Bernd Krieg-Brueckner raised objections on methodological
grounds. Moreover, as he pointed out later, it is relatively
easy to achieve a similar effect by simply translating the
specification with the partial function declaration by the
symbol map {f:s->?s |-> f:s->s}. This indeed seems easy
enough to make the benefits of the change less crucial.
PROPOSAL: no clear-cut recommendation whether this change
should be introduced has been reached.
The summary does not say anything explicitly about this, but
it seems that a natural reading would correspond to the
current semantics. If the decision to introduce a change is
taken then the summary has to state this explicitly; if the
decision is to stay with the current version then perhaps the
summary might be modified as well to make this clear.
(vi) extending view definitions
(see: Roggenbach, Mossakowski, Schroeder "Basic Datatypes in
CASL" v.0.4, pp. 68-69,
http://www.informatik.uni-bremen.de/~cofi/L-12_04.dvi)
It is possible in CASL now to name views, thus introducing
them into the global environment. However, only explicit view
definitions may be named in such a way, rather than arbitrary
"view expressions" present in other parts of the language (in
particular, view instantiations and view identifiers are not
permitted here). This seems to be an omission in the language
design.
PROPOSAL: table the extension of view definitions for the
first occasion when a major update of the language takes
place. The motivation is that the current changes should only
affect the summary in a relatively minor way; this change
would even require extension of the abstract syntax of CASL.
(vii) overlap between parameters and imports
(see: Roggenbach, Mossakowski, Schroeder "Basic Datatypes in
CASL" v.0.4, p. 69,
http://www.informatik.uni-bremen.de/~cofi/L-12_04.dvi)
There is a certain limitation on the import mechanism in CASL
structured specifications: only non-generic specifications can
be imported by a specification. As the result, if some part of
the parameter overlaps with import, it can only be
instantiated identically (since this is imposed on the entire
import part). It would be conceivable to allow non-trivial
instantiation of the parts of import that overlap with
explicit parameters.

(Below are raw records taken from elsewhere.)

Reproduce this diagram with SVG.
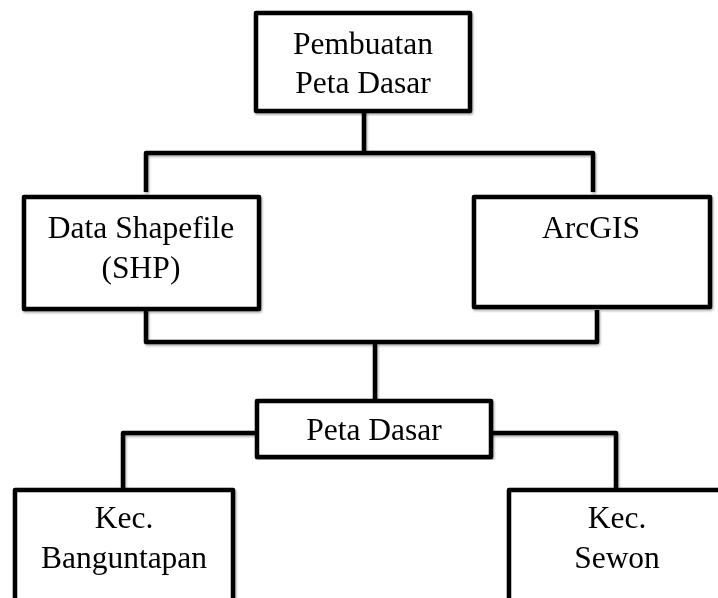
<svg xmlns="http://www.w3.org/2000/svg" width="718" height="598" viewBox="0 0 718 598">
<defs>
<filter id="sh" x="-5%" y="-5%" width="110%" height="110%">
<feDropShadow dx="1" dy="1.5" stdDeviation="1" flood-color="#000" flood-opacity="0.35"/>
</filter>
<style>
.box{fill:#fff;stroke:#000;stroke-width:4.5;stroke-linejoin:round}
.ln{fill:none;stroke:#000;stroke-width:4.5;stroke-linejoin:round}
text{font-family:"Liberation Serif","Times New Roman",serif;font-size:31.5px;fill:#000;text-anchor:middle}
</style>
</defs>
<rect width="718" height="598" fill="#fff"/>
<g id="connectors" filter="url(#sh)">
<path class="ln" d="M364 111 V153"/>
<path class="ln" d="M146 192 V153 H593 V192"/>
<path class="ln" d="M146 310 V342 H597 V310"/>
<path class="ln" d="M375 342 V400"/>
<path class="ln" d="M257 433 H123 V489"/>
<path class="ln" d="M491 433 H616 V489"/>
</g>
<g id="n1" filter="url(#sh)">
<rect class="box" x="256" y="13" width="214" height="98"/>
<text x="363" y="54">Pembuatan</text>
<text x="363" y="93">Peta Dasar</text>
</g>
<g id="n2" filter="url(#sh)">
<rect class="box" x="24" y="197" width="235" height="112"/>
<text x="141" y="238">Data Shapefile</text>
<text x="141" y="278">(SHP)</text>
</g>
<g id="n3" filter="url(#sh)">
<rect class="box" x="474" y="197" width="236" height="110"/>
<text x="591" y="238">ArcGIS</text>
</g>
<g id="n4" filter="url(#sh)">
<rect class="box" x="257" y="401" width="234" height="56"/>
<text x="374" y="440">Peta Dasar</text>
</g>
<g id="n5" filter="url(#sh)">
<rect class="box" x="15" y="490" width="218" height="130"/>
<text x="124" y="528">Kec.</text>
<text x="124" y="568">Banguntapan</text>
</g>
<g id="n6" filter="url(#sh)">
<rect class="box" x="509" y="490" width="218" height="130"/>
<text x="617" y="528">Kec.</text>
<text x="617" y="568">Sewon</text>
</g>
</svg>
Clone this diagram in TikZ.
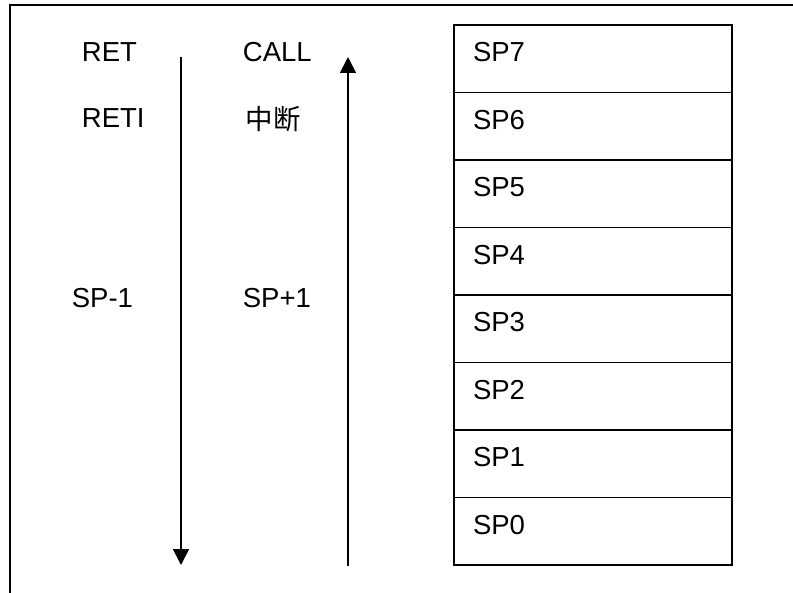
\documentclass[tikz,border=0pt]{standalone}
\usepackage{fontspec}
\setmainfont{Liberation Sans}
\newfontfamily\cjk{Noto Sans CJK SC}
\usepackage{tikz}
\usetikzlibrary{positioning, arrows.meta}
\tikzset{
    x=1pt, y=-1pt, % one unit is one pixel of the layout, y grows downwards
    >={Triangle[width=16pt, length=16pt]}, % solid triangular heads
    every node/.style={font=\fontsize{27.5}{33}\selectfont, inner sep=0pt}, % big sans text
}

\begin{document}
\begin{tikzpicture}[
                                line width=1.8pt,
                                stackRow/.style={draw, outer sep=0pt, text width=240pt, inner xsep=19pt, inner ysep=0pt, text height=37pt, text depth=30.5pt, align=left},
                                opText/.style={anchor=base west},
                            ]
                            \useasboundingbox (0,0) rectangle (793,593);
                            \draw (10,593) -- (10,5) -- (793,5);

                            \node[stackRow, anchor=north west] (sp7) at (454,25) {SP7};
                            \node[stackRow, below=0pt of sp7] (sp6) {SP6};
                            \node[stackRow, below=0pt of sp6] (sp5) {SP5};
                            \node[stackRow, below=0pt of sp5] (sp4) {SP4};
                            \node[stackRow, below=0pt of sp4] (sp3) {SP3};
                            \node[stackRow, below=0pt of sp3] (sp2) {SP2};
                            \node[stackRow, below=0pt of sp2] (sp1) {SP1};
                            \node[stackRow, below=0pt of sp1] (sp0) {SP0};

                            \node[opText] (ret) at (81,62) {RET};
                            \node[opText] (reti) at (81,128) {RETI};
                            \node[opText] (spdec) at (71,308) {SP-1};
                            \node[opText] (call) at (242,62) {CALL};
                            \node[opText] (irq) at (245,130) {\cjk 中断};
                            \node[opText] (spinc) at (242,308) {SP+1};

                            \coordinate (popTop) at (181,57);
                            \coordinate (popBot) at (181,565);
                            \coordinate (pushBot) at (348,566);
                            \coordinate (pushTop) at (348,57);
                            \draw[->] (popTop) -- (popBot);
                            \draw[->] (pushBot) -- (pushTop);
                        \end{tikzpicture}
\end{document}
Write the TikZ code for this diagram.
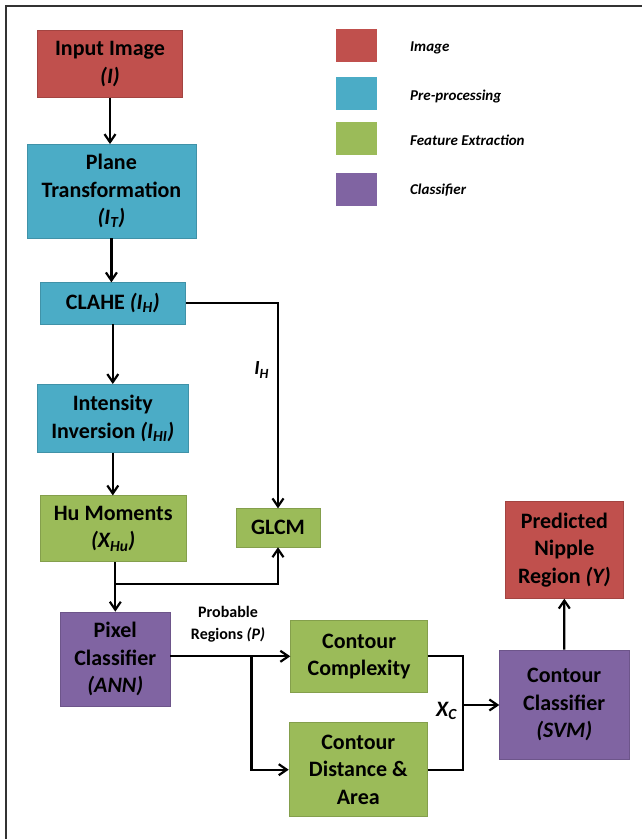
\documentclass[tikz,border=0pt]{standalone}
\usepackage{fontspec}
\setmainfont{Carlito}
\usetikzlibrary{arrows.meta}
\definecolor{imgred}{HTML}{C0504D}
\definecolor{preblue}{HTML}{4BACC6}
\definecolor{featgreen}{HTML}{9BBB59}
\definecolor{clspurple}{HTML}{8064A2}
\begin{document}
\begin{tikzpicture}[
  x=1pt, y=-1pt,
  blk/.style={inner sep=0pt, align=center, font=\fontsize{22}{27.5}\selectfont\bfseries},
  imagebox/.style={blk, fill=imgred, draw=imgred!85!black, line width=0.6pt},
  prebox/.style={blk, fill=preblue, draw=preblue!85!black, line width=0.6pt},
  featbox/.style={blk, fill=featgreen, draw=featgreen!85!black, line width=0.6pt},
  clsbox/.style={blk, fill=clspurple, draw=clspurple!85!black, line width=0.6pt},
  keybox/.style={minimum width=41.6pt, minimum height=32.7pt, inner sep=0pt, line width=0.6pt},
  keytext/.style={anchor=west, inner sep=0pt, font=\fontsize{15}{17}\selectfont\bfseries\itshape},
  lbl/.style={inner sep=1pt, align=center, font=\bfseries},
  flow/.style={line width=2.2pt},
  >={Straight Barb[length=8pt, width=11pt]}
]
  \useasboundingbox (0,0) rectangle (641,839);
  \draw[line width=1.3pt, black!80] (6,845) -- (6,6) -- (650,6);

  % main chain on the left
  \node[imagebox, minimum width=144.7pt, minimum height=66.6pt] (inimg) at (110,64) {Input Image\\\textit{(I)}};
  \node[prebox, minimum width=168.8pt, minimum height=93.7pt] (plane) at (111.4,191.2) {Plane\\Transformation\\\textit{(I\textsubscript{T})}};
  \node[prebox, minimum width=145.6pt, minimum height=41.3pt] (clahe) at (112.8,303.3) {CLAHE \textit{(I\textsubscript{H})}};
  \node[prebox, minimum width=150.4pt, minimum height=68pt] (inten) at (112.8,418.3) {Intensity\\Inversion \textit{(I\textsubscript{HI})}};
  \node[featbox, minimum width=146.4pt, minimum height=66pt] (hu) at (113.2,528.7) {Hu Moments\\\textit{(X\textsubscript{Hu})}};
  \node[featbox, minimum width=84pt, minimum height=38.3pt] (glcm) at (278,527.8) {GLCM};
  \node[clsbox, minimum width=109.5pt, minimum height=94.7pt] (pixel) at (115.3,659.3) {Pixel\\Classifier\\\textit{(ANN)}};

  % contour stage
  \node[featbox, minimum width=137pt, minimum height=72.7pt] (ccomp) at (359.1,656.3) {Contour\\Complexity};
  \node[featbox, minimum width=138.6pt, minimum height=94pt] (cdist) at (358.3,769.7) {Contour\\Distance \&\\Area};
  \node[clsbox, minimum width=129.2pt, minimum height=109pt] (cclass) at (564.2,704.5) {Contour\\Classifier\\\textit{(SVM)}};
  \node[imagebox, minimum width=117.3pt, minimum height=97.3pt] (pred) at (564.4,549.7) {Predicted\\Nipple\\Region \textit{(Y)}};

  % legend
  \node[keybox, fill=imgred] (keyimg) at (356.5,45.3) {};
  \node[keybox, fill=preblue] (keypre) at (356.5,93.8) {};
  \node[keybox, fill=featgreen] (keyfeat) at (356.5,138.8) {};
  \node[keybox, fill=clspurple] (keycls) at (356.5,189.2) {};
  \node[keytext] (tximg) at (410,47.5) {Image};
  \node[keytext] (txpre) at (410,96.5) {Pre-processing};
  \node[keytext] (txfeat) at (410,140) {Feature Extraction};
  \node[keytext] (txcls) at (410,190) {Classifier};

  \coordinate (hub) at (pixel |- 0,584);
  \coordinate (split) at (251.4,656.3);
  \coordinate (merge) at (462.8,705);

  \draw[flow, ->] (inimg) -- (inimg |- plane.north);
  \draw[flow, ->] (plane) -- (plane |- clahe.north);
  \draw[flow, ->] (clahe) -- (clahe |- inten.north);
  \draw[flow, ->] (inten) -- (inten |- hu.north);
  \draw[flow, ->] (clahe) -| (glcm);
  \draw[flow] (pixel |- hu.south) -- (hub);
  \draw[flow, ->] (hub) -- (pixel);
  \draw[flow, ->] (hub) -| (glcm);
  \draw[flow, ->] (ccomp -| pixel.east) -- (ccomp.west);
  \draw[flow, ->] (split) |- (cdist.west);
  \draw[flow] (ccomp.east) -| (merge) |- (cdist.east);
  \draw[flow, ->] (merge) -- (merge -| cclass.west);
  \draw[flow, ->] (cclass) -- (pred);

  \node[lbl, font=\fontsize{20}{24}\selectfont\bfseries] (ih) at (261.6,370) {\textit{I\textsubscript{H}}};
  \node[lbl, font=\fontsize{16}{22}\selectfont\bfseries] (prob) at (228,624) {Probable\\Regions \textit{(P)}};
  \node[lbl, font=\fontsize{22}{26}\selectfont\bfseries] (xc) at (446.5,711) {\textit{X\textsubscript{C}}};
\end{tikzpicture}
\end{document}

However, full consequences of such a
decision on the semantics of parameterised specifications with
imports were not clear to all present at the meeting.
Similar remarks apply to parametric unit specifications in
CASL architectural specifications.
PROPOSAL: table the issue for further study and possible
change in the future.
(viii) (no) sharing analysis in architectural specifications
There is a serious problem with the static semantics of
architectural specifications. It has been noted that the
institution of CASL does not have the amalgamation property:
there exist CASL models that coincide on the intersection of
their signatures and nevertheless they cannot be "amalgamated"

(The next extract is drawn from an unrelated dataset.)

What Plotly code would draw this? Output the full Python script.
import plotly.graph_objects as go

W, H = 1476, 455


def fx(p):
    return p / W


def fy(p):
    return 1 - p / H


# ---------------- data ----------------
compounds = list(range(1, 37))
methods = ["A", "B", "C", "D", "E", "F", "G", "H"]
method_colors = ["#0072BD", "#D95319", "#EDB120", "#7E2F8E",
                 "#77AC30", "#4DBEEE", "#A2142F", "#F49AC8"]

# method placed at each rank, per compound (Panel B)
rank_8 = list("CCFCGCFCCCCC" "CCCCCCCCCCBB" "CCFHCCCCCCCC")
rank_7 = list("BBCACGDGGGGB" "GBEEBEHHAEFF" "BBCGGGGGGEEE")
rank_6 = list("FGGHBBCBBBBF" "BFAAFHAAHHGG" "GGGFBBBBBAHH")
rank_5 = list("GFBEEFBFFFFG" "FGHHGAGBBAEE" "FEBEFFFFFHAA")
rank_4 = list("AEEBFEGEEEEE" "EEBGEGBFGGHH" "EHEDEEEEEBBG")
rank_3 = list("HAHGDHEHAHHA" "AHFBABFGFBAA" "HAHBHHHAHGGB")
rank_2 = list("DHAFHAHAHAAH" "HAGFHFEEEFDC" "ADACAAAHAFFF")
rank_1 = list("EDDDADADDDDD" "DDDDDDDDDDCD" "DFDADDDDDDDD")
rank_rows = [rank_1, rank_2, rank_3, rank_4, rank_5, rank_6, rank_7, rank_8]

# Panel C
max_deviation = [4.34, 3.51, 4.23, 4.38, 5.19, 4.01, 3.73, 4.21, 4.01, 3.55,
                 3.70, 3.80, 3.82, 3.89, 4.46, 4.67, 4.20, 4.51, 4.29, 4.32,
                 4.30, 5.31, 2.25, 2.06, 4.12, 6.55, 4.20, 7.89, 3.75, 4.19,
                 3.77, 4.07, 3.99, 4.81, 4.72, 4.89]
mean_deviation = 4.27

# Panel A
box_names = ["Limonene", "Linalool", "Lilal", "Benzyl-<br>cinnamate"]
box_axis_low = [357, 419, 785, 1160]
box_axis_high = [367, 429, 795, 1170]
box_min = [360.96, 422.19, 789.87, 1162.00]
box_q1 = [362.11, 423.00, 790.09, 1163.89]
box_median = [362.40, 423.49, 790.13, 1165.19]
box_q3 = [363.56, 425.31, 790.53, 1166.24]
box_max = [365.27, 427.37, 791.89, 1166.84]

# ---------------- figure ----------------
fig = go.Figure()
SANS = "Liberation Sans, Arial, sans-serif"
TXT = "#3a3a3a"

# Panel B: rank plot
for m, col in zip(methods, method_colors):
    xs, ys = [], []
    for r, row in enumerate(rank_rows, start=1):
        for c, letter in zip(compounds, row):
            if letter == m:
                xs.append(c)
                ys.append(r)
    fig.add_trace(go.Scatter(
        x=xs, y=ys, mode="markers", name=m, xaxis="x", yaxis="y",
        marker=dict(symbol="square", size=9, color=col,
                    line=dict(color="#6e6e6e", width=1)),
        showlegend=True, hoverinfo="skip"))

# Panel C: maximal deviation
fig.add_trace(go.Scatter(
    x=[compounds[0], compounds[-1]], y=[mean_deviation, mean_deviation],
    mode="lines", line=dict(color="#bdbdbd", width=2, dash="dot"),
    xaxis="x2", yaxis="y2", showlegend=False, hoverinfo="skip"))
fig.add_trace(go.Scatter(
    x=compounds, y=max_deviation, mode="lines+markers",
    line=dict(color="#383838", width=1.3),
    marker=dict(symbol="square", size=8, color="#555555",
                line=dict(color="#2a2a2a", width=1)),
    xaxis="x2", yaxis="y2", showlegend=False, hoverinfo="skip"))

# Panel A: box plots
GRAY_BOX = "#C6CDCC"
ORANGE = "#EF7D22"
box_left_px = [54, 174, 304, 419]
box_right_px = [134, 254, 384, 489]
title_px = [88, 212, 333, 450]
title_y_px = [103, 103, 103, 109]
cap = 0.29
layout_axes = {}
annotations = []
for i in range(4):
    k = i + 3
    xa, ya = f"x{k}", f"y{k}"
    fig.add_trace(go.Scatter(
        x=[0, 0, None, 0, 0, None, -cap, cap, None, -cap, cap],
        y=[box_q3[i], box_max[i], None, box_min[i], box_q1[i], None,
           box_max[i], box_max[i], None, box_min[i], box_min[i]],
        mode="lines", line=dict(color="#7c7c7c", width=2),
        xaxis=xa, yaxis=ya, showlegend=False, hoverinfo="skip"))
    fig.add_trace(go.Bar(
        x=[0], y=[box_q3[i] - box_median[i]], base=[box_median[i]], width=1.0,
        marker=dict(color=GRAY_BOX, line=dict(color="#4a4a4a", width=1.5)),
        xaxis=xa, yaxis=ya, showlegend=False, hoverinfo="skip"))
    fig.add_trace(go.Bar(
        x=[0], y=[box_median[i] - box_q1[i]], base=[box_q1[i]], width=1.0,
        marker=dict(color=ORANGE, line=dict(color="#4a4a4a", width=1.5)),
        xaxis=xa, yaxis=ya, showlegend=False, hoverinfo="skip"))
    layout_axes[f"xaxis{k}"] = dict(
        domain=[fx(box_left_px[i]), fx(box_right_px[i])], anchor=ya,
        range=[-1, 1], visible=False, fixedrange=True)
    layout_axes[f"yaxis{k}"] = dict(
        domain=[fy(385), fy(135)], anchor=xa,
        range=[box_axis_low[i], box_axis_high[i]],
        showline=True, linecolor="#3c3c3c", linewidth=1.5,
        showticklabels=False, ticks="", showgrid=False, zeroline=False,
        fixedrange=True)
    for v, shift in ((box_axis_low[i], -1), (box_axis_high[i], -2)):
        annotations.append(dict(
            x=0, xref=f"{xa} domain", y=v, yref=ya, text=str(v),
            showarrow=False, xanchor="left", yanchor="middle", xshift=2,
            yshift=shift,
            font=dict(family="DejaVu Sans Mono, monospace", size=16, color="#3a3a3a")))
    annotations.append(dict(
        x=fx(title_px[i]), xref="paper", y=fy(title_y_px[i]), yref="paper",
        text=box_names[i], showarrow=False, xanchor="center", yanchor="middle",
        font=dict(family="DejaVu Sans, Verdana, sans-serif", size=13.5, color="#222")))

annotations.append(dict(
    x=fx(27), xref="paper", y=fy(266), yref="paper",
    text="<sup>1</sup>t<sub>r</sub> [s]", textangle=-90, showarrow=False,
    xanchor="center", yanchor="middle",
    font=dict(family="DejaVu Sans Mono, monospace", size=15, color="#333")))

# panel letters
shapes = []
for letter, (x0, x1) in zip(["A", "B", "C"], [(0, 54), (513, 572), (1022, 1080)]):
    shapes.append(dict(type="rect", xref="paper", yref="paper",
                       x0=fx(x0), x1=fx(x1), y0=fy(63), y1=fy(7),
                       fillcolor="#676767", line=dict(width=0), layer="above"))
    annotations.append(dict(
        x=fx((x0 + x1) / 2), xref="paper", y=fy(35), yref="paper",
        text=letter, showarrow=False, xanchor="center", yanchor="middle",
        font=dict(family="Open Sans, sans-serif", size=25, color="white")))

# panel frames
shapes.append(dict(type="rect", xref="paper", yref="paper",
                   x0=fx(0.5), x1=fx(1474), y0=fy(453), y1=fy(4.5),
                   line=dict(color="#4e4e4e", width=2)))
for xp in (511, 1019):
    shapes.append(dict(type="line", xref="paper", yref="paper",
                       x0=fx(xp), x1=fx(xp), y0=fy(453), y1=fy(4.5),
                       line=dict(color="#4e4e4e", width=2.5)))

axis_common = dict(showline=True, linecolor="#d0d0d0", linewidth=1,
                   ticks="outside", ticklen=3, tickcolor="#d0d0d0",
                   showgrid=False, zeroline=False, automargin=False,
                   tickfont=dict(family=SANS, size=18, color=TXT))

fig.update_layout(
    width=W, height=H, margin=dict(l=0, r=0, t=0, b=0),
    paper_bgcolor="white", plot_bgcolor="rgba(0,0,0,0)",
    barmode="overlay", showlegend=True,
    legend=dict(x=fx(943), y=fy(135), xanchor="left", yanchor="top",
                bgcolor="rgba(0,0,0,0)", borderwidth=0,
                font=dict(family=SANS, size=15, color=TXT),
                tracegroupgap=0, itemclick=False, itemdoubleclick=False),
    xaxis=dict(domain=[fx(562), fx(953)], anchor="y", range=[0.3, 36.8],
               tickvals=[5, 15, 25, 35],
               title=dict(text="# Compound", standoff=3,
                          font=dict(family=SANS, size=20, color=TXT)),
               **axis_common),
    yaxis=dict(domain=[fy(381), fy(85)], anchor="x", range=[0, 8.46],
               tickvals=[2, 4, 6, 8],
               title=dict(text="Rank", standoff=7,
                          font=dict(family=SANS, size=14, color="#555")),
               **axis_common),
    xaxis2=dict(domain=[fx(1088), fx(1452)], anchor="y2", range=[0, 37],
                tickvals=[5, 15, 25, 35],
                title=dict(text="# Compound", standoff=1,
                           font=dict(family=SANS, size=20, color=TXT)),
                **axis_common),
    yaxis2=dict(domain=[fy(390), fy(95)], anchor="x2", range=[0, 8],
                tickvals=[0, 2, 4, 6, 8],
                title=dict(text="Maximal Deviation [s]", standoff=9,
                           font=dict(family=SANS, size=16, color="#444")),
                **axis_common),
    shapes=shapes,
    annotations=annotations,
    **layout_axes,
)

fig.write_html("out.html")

to a model over the union of their signatures (which would
extend each of the two models). This causes a lot of trouble
in the static semantics of architectural specifications. There
are some rather standard ways to perform a "sharing" analysis
there to determine which of the components of models
constructed must coincide ("share"). In view of the lack of
amalgamation property for CASL institution, this does not
easily indicate how to statically verify that amalgamations
involved in unit construction can be performed (the same
applies to translations and instantiation of generic units as
well). There is a rather complicated condition that ensures
this, as currently formulated in the semantics. However, it is
not clear whether this condition is decidable! (it is known
that a condition close to it is undecidable; it is also known
that the current condition could be made somewhat more
permissive at the expense of further complication of the
semantics; there seems to be no natural stronger condition
that would be known to be decidable and at the same time, in
the presence of subsorting, would allow all typical examples
to go through).
There are a number of possible ways out of this problem:
(*) One would be to leave things more or less as they are and
live with possibly undecidable static semantics. The
disadvantage is that now static analysis may well be
undecidable, and the semantics is rather complicated, without
any certainty that all what one might want to build is
allowed.
(**) Another possibility is to resign any sharing analysis in
the static semantics, and impose a corresponding condition to
ensure that the required amalgamations are well-defined within
the model semantics, thus turning it into a semantic
requirement (with a similar status as for instance
verification conditions occurring in the instantiation of
parametric specifications or in view definitions). Of course,
tool support would be expected to perform some (at least
static) sharing analysis and help to discharge the proof
obligation involved in most typical cases.
The clear advantages of the latter possibility are a
considerable simplification of the semantics (which would then
be institution independent nearly for free, inheriting this
from the semantics of structured specifications), and a room
for arbitrarily elaborate sharing analysis (and perhaps
verification) to ensure well-formedness of unit expressions. A
disadvantage to be mentioned is that what typically is a
matter of static analysis in programming languages becomes
formally a verification issue in CASL. Moreover, it was a
static analysis that so far ensured that parametric units in
CASL are "generative", thus making them close and easy to
translate to SML modules. This direct link would be lost now.
(***) In principle, it would also be possible to mix the two
approaches, by imposing some "insufficient but expected"
condition for amalgamability in the static semantics
(e.g. performing the usual sharing analysis for sorts and
operations, but without considering subsort embedings), and
then adding an extra semantic check in the model
semantics. This however seems to pick disadvantages from both
possibilities while hiding their potential benefits.
PROPOSAL: The majority of people present at the meeting
favored the most radical solution (**). Given such a change,
the semantics of architectural specifications would then be
rewritten accordingly (becoming institution independent on the
way), and some sharing analysis would be described with the
status of an annex that can be used to discharge the extra
verification condition in the typical cases.
This change requires some minor adjustments in the summary.